Thursday, February 7, 2008

Who Wagged the Dog?

“Wag the Dog” is a movie about an ideology of rhetoric and how it affects its audience. First, the ideology is to take advantage of the audience’s trust. Almost everyone relies on the government and has some level of trust with them. This is a trust, but not as powerful as the impact the media has on people. This is the medium that is powerful enough to convince a large population of people of whatever they want them to believe. The rhetoric comes in play when two people, Conrad and Stanley, use their rhetorical skills with the power they are given, and use the medium of national media to orchestrate their own war. The audience, which is the general public, is going along with the whole thing, because the two things they trust and rely on, the government and the media, are working together with some powerful people to generate a series of events which are completely fictional.

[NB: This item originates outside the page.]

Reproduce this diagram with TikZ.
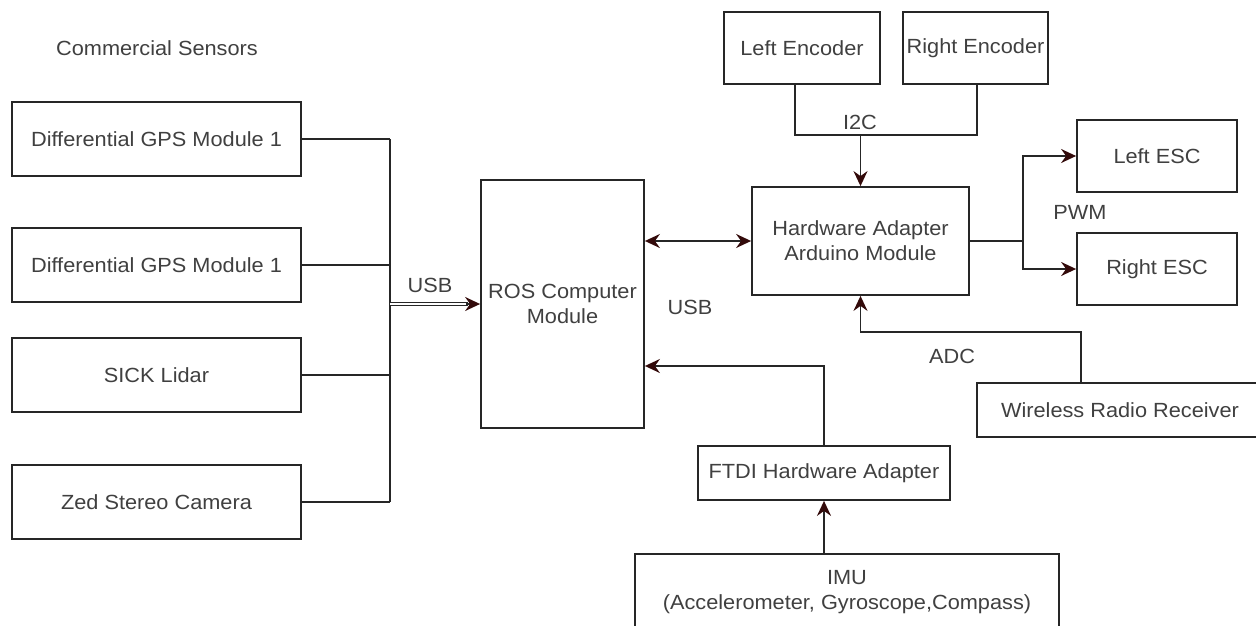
\documentclass[tikz,border=0pt]{standalone}
\usepackage{fontspec}
\setmainfont{Liberation Sans}[FakeStretch=1.06]
\usetikzlibrary{arrows.meta,calc}
\definecolor{txt}{HTML}{404040}
\definecolor{ln}{HTML}{262626}
\definecolor{tipc}{HTML}{330a0a}
\tikzset{
  box/.style={draw=ln, line width=1.8pt, fill=white, text=txt, align=center, inner sep=0pt,
    font=\fontsize{20.5}{25}\selectfont},
  lbl/.style={text=txt, inner sep=0pt, font=\fontsize{20.5}{25}\selectfont},
  conn/.style={draw=ln, line width=1.8pt},
  tipst/.tip={Stealth[length=15pt,width=14pt,inset=5pt,color=tipc]}
}
\begin{document}
\begin{tikzpicture}[x=1pt,y=-1pt]
\useasboundingbox (0,0) rectangle (1256,626);
\clip (0,0) rectangle (1256,626);
\fill[white] (0,0) rectangle (1256,626);

% boxes
\node[box, minimum width=289pt, minimum height=74pt] (gps1) at (156.5,139) {Differential GPS Module 1};
\node[box, minimum width=289pt, minimum height=74pt] (gps2) at (156.5,265) {Differential GPS Module 1};
\node[box, minimum width=289pt, minimum height=74pt] (lidar) at (156.5,375) {SICK Lidar};
\node[box, minimum width=289pt, minimum height=74pt] (zed) at (156.5,502) {Zed Stereo Camera};
\node[box, minimum width=163pt, minimum height=248pt] (ros) at (562.5,304) {ROS Computer\\Module};
\node[box, minimum width=217pt, minimum height=108pt] (hw) at (860.5,241) {Hardware Adapter\\Arduino Module};
\node[box, minimum width=156pt, minimum height=72pt] (lenc) at (802,48) {Left Encoder};
\node[box, minimum width=145pt, minimum height=72pt] (renc) at (975.5,48) {Right Encoder};
\node[box, minimum width=160pt, minimum height=72pt] (lesc) at (1157,156) {Left ESC};
\node[box, minimum width=160pt, minimum height=72pt] (resc) at (1157,269) {Right ESC};
\node[box, minimum width=286pt, minimum height=54pt] (radio) at (1120,410) {Wireless Radio Receiver};
\node[box, minimum width=252pt, minimum height=54pt] (ftdi) at (824,473) {FTDI Hardware Adapter};
\node[box, minimum width=424pt, minimum height=76pt] (imu) at (847,592) {IMU\\(Accelerometer, Gyroscope,Compass)};

% labels
\node[lbl] (cs) at (157,48) {Commercial Sensors};
\node[lbl] (usb1) at (430,285) {USB};
\node[lbl] (usb2) at (690,307) {USB};
\node[lbl] (i2c) at (860,122) {I2C};
\node[lbl] (pwm) at (1080,212) {PWM};
\node[lbl] (adc) at (952,356) {ADC};

% sensor bus
\coordinate (bt) at (390,139);
\coordinate (bb) at (390,502);
\draw[conn] (gps1.east) -- (gps1.east -| bt);
\draw[conn] (gps2.east) -- (gps2.east -| bt);
\draw[conn] (lidar.east) -- (lidar.east -| bt);
\draw[conn] (zed.east) -- (zed.east -| bt);
\draw[conn] (bt) -- (bb);
\draw[conn, line width=1.1pt, double=white, double distance=1.8pt] (bt |- ros.west) -- ([xshift=-12pt]ros.west);
\draw[conn, -{tipst}] ([xshift=-14pt]ros.west) -- (ros.west);

% ROS <-> HW
\draw[conn, {tipst}-{tipst}] (ros.east |- hw.west) -- (hw.west);

% I2C
\coordinate (i2cl) at (795,135);
\coordinate (i2cr) at (977,135);
\draw[conn] (i2cl |- lenc.south) -- (i2cl) -- (i2cr) -- (i2cr |- renc.south);
\draw[conn, -{tipst}] (hw.north |- i2cl) -- (hw.north);

% PWM
\coordinate (pw) at (1023,241);
\draw[conn] (hw.east) -- (pw);
\draw[conn, -{tipst}] (pw) |- (lesc.west);
\draw[conn, -{tipst}] (pw) |- (resc.west);

% ADC
\coordinate (ad) at (1081,332);
\draw[conn, -{tipst}] (ad |- radio.north) -- (ad) -| (hw.south);

% FTDI -> ROS
\coordinate (ft) at (824,366);
\draw[conn, -{tipst}] (ftdi.north) -- (ft) -- (ft -| ros.east);

% IMU -> FTDI
\draw[conn, -{tipst}] (imu.north -| ftdi.south) -- (ftdi.south);
\end{tikzpicture}
\end{document}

The title of the movie is very interesting. It’s taken from the joke: Why does a dog wag its tail? Because a dog is smarter than its tail. If the tail was smarter, the tail would wag the dog." This is the first sequence shown in the movie. There are many ways to interpret the title. First, the dog is public opinion, and the tail represents the media. Second, the dog is the media, and the tail is political campaigns, and thirdly the dog is the people, and the tail is the government. When considering the personal relations in the movie, the dog is the president and the tail represents his PR assistants, who immediately assume the authority for the damage control. Plus the expression "the tail wagging the dog" refers to any case where something of greater significance is driven by something lesser. The last sequence, when Stanley is taken away by the agents, I knew he was going to be killed, because he was the “something lesser” and Conrad was the “something greater”. I believe Conrad knew from the beginning that this was going to be the demise of Stanley, and he was the one wagging the entire time.